[start]

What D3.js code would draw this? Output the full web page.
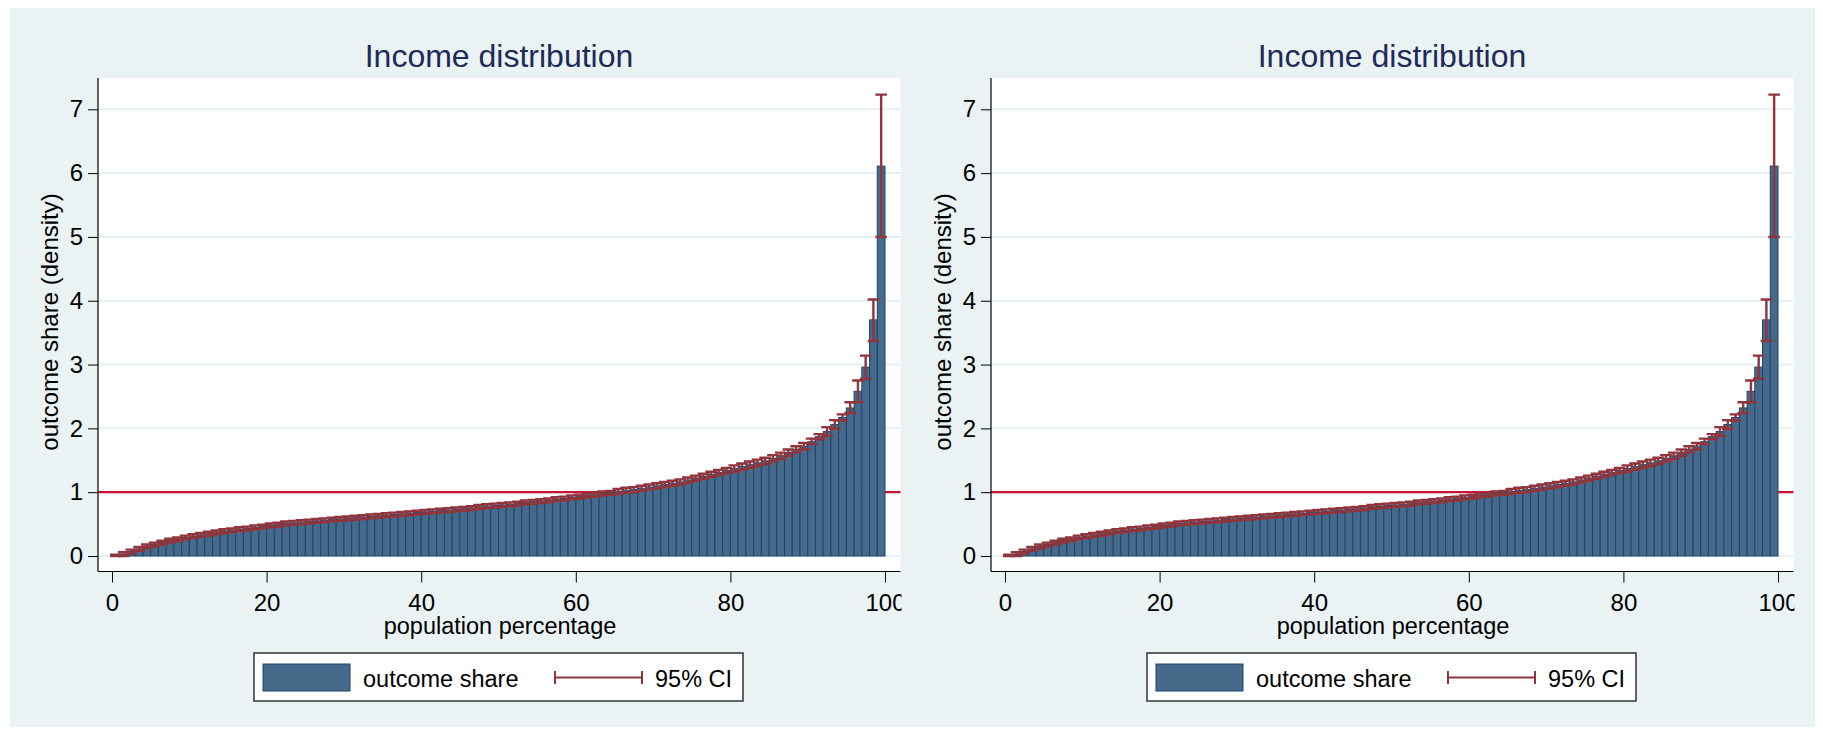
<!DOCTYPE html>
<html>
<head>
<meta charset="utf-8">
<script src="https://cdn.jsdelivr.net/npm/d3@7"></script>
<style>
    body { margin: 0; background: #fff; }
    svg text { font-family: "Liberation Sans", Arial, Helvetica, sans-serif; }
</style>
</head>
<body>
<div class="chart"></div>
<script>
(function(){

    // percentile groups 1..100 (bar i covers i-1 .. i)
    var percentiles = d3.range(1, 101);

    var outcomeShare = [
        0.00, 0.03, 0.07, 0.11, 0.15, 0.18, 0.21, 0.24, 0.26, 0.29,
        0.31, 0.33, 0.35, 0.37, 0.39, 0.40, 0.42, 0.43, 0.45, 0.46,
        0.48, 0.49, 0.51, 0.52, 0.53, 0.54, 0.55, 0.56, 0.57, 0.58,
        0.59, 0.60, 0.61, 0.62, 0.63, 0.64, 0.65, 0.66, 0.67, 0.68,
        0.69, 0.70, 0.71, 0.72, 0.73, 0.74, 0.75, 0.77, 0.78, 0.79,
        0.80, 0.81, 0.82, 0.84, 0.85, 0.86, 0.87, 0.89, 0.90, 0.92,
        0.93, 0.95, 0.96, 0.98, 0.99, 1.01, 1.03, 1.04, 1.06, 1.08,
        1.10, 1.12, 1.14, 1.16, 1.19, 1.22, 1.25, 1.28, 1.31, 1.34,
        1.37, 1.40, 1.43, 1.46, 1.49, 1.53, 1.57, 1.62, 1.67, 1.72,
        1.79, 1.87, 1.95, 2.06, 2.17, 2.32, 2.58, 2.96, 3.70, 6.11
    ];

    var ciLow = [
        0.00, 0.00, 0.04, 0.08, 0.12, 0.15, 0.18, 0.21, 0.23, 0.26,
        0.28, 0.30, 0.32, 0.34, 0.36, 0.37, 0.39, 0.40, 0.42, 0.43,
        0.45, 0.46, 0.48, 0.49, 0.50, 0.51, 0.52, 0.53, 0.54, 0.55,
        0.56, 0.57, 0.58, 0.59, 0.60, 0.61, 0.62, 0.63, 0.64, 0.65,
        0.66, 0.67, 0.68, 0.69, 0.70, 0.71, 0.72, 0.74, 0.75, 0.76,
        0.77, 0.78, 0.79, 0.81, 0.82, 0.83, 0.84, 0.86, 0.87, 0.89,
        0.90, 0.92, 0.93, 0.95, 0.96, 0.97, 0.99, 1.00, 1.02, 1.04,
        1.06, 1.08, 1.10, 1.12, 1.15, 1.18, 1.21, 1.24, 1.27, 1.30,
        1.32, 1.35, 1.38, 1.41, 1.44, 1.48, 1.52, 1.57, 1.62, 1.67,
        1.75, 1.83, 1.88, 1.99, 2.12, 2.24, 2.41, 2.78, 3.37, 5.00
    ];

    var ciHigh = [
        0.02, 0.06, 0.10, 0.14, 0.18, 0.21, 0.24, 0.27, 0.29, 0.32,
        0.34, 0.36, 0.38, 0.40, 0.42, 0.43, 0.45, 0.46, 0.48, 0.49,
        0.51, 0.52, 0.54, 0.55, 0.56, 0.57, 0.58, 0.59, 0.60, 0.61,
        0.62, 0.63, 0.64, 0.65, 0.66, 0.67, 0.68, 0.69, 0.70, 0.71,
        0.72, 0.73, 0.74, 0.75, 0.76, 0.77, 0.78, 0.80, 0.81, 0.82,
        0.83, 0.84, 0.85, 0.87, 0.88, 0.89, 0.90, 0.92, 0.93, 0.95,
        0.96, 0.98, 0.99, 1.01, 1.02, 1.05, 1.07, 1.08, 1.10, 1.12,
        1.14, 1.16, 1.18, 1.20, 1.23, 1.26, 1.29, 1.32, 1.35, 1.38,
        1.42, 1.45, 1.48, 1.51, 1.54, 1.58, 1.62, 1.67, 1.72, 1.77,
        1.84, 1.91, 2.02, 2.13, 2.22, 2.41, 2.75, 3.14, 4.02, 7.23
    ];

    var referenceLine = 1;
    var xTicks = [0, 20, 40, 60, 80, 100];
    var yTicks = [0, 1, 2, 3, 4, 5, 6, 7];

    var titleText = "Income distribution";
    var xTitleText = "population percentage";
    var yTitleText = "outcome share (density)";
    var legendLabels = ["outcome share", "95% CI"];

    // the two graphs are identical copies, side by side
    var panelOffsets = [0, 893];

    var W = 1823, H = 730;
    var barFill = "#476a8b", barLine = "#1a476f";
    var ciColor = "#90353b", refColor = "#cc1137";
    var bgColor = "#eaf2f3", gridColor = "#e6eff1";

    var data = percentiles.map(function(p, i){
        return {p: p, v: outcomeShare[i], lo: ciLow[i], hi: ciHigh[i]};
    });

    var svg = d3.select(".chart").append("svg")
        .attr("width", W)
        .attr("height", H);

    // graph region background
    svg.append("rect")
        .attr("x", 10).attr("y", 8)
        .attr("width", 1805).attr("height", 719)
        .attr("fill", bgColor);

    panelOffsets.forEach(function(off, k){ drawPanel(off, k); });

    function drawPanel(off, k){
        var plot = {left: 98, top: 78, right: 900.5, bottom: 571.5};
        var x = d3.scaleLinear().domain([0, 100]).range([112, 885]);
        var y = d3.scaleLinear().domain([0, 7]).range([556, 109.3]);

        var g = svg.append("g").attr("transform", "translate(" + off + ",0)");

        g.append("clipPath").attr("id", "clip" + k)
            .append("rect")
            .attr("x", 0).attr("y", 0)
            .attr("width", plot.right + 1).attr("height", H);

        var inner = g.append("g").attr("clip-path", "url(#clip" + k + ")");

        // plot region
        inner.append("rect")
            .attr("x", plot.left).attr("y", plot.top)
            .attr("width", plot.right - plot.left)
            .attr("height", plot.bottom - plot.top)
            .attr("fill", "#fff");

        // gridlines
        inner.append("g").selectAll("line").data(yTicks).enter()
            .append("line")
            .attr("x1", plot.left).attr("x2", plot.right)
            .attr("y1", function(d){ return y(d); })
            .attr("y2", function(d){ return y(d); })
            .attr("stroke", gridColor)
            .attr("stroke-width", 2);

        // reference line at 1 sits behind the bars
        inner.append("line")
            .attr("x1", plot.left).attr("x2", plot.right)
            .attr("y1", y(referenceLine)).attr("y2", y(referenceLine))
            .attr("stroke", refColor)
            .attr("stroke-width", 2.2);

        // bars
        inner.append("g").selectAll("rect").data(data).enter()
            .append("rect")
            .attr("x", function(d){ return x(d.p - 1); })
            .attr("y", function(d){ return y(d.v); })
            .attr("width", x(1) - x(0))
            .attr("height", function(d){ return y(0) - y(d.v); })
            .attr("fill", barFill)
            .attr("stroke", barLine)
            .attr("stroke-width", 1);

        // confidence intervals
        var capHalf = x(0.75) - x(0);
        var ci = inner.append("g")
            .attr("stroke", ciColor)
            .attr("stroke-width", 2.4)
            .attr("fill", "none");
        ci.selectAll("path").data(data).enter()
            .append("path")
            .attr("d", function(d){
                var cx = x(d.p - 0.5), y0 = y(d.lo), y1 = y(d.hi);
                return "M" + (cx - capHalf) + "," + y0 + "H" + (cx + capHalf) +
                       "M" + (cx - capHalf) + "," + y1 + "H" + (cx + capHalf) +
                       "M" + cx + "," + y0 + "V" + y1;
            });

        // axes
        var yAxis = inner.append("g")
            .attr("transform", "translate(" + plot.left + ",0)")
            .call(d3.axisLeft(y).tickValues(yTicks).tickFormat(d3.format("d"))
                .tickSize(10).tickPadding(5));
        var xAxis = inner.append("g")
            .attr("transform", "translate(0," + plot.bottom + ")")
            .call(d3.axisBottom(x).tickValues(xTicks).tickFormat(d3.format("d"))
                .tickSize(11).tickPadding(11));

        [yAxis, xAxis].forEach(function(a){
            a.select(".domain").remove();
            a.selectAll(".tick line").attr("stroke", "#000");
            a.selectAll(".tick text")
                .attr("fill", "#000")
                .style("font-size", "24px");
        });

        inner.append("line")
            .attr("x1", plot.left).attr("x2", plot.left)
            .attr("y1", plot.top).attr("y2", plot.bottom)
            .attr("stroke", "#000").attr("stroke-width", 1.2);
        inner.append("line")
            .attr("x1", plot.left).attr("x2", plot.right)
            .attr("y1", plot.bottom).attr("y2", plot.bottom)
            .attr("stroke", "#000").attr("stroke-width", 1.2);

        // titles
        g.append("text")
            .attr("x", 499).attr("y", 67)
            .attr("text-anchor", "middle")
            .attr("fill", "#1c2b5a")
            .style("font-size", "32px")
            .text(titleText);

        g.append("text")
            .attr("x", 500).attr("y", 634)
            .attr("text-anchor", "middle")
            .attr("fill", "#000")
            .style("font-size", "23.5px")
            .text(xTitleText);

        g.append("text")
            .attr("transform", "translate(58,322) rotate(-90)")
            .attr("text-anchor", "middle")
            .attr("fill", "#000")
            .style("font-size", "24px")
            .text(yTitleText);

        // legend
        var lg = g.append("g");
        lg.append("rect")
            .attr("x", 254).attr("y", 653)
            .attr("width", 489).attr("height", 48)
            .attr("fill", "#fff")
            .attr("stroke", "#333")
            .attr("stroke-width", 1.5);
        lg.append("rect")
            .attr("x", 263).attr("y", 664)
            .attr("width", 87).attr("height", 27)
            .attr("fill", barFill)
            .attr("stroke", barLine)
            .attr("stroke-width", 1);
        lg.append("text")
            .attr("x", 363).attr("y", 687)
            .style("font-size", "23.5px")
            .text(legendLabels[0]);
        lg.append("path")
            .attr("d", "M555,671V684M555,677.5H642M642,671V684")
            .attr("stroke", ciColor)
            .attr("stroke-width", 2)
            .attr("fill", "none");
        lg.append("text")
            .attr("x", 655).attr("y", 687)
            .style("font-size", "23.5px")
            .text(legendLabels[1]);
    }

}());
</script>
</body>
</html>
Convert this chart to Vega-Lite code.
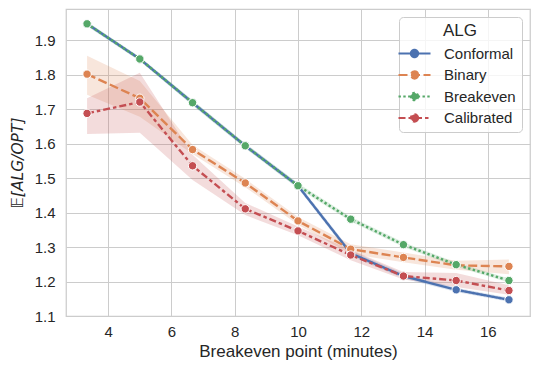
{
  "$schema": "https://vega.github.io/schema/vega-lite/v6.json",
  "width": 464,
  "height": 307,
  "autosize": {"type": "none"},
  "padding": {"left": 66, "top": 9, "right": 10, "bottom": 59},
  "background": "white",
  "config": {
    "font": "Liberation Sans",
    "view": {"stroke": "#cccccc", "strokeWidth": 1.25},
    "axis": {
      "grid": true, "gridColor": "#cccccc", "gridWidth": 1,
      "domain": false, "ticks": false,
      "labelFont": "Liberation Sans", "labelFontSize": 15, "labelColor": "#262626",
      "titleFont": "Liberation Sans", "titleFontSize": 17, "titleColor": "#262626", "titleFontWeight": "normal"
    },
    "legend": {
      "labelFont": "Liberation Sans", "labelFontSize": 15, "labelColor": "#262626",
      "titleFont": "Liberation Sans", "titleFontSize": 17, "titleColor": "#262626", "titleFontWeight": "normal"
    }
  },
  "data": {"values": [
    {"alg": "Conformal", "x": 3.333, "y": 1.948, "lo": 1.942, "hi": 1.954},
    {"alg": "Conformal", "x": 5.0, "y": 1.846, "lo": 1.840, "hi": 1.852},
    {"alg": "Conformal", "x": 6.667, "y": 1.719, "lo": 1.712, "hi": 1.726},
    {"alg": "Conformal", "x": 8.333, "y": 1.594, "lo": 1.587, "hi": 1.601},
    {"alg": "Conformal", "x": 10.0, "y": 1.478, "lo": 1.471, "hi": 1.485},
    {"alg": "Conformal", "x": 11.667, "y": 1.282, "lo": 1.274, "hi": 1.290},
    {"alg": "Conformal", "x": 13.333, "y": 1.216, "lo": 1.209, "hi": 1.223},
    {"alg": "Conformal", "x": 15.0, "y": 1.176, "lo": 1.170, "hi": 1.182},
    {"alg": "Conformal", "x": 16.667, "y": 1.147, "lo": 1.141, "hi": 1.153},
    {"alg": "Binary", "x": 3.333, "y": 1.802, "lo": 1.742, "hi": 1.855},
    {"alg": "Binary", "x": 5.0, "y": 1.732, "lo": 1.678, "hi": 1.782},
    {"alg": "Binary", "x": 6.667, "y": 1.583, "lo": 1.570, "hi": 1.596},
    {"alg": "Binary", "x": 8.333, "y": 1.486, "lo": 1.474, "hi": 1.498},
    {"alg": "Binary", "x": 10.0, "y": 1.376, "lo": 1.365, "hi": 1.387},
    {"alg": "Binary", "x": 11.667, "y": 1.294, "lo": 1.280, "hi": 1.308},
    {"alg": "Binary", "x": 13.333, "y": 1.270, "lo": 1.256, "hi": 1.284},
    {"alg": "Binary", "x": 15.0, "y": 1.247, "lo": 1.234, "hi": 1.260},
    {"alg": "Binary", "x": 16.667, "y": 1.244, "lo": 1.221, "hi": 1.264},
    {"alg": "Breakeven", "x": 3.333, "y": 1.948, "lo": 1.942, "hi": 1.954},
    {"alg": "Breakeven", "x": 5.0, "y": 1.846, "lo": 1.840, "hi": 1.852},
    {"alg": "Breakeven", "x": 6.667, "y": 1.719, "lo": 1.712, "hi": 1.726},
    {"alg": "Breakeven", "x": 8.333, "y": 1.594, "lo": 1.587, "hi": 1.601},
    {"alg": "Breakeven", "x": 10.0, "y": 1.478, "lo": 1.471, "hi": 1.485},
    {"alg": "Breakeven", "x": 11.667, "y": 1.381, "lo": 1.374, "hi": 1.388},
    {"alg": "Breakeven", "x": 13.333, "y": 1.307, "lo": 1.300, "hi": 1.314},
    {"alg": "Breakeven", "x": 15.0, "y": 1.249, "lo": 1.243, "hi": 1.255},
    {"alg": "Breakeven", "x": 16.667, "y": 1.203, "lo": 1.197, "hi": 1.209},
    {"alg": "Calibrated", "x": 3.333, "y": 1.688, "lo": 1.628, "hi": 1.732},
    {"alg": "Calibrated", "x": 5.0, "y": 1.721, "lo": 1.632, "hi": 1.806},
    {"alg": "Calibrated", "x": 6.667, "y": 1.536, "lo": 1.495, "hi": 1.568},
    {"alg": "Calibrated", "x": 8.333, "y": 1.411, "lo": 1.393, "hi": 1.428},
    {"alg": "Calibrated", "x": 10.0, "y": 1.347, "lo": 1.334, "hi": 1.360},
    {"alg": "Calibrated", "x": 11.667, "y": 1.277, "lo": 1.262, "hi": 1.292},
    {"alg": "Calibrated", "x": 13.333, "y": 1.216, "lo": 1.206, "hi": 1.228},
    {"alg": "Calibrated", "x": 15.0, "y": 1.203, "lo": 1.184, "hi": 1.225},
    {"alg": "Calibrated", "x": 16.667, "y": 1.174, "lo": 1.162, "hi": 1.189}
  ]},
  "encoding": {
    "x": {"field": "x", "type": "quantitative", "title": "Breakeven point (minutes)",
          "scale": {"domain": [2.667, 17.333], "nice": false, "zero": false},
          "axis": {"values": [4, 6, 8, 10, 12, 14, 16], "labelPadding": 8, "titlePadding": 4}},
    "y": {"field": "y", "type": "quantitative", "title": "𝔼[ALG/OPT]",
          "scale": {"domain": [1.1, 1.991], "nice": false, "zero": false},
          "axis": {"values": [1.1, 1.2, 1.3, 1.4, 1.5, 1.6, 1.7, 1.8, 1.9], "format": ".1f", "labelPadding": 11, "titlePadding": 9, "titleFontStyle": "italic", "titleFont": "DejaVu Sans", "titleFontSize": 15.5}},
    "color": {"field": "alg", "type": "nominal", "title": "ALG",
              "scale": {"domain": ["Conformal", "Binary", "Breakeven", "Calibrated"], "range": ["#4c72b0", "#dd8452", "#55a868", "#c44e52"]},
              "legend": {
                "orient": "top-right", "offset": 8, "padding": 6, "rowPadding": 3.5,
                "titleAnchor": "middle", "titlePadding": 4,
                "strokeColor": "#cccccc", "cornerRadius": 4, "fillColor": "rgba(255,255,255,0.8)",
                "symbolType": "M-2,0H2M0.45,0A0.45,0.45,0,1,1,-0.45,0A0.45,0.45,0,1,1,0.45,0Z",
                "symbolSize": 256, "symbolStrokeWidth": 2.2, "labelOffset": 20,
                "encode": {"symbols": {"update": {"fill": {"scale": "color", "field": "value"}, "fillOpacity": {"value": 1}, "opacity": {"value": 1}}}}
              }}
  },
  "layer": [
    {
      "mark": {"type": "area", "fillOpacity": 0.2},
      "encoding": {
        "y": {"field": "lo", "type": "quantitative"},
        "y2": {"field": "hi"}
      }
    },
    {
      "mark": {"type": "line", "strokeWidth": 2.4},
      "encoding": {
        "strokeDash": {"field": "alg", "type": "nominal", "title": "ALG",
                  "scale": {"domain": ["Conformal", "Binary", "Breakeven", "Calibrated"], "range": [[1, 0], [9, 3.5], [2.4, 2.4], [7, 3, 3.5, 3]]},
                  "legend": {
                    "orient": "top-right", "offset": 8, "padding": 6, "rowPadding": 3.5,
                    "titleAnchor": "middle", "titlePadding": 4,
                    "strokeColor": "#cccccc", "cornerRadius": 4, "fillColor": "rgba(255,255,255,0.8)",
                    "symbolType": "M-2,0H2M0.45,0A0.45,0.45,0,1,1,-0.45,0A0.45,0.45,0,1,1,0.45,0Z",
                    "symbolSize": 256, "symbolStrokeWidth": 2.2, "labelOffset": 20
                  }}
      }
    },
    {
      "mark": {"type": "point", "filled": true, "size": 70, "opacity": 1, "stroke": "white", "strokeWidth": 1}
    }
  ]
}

[end]

▶ **INSTRUCTIONS TO FOLLOW**
The lines from the start of the data through the line that contains "var percentiles = d3.range(1, 101);" are to be returned exactly, please, with both ends included and every picture left out.

▶ **ANSWER FOR THIS EXERCISE**
What D3.js code would draw this? Output the full web page.
<!DOCTYPE html>
<html>
<head>
<meta charset="utf-8">
<script src="https://cdn.jsdelivr.net/npm/d3@7"></script>
<style>
    body { margin: 0; background: #fff; }
    svg text { font-family: "Liberation Sans", Arial, Helvetica, sans-serif; }
</style>
</head>
<body>
<div class="chart"></div>
<script>
(function(){

    // percentile groups 1..100 (bar i covers i-1 .. i)
    var percentiles = d3.range(1, 101);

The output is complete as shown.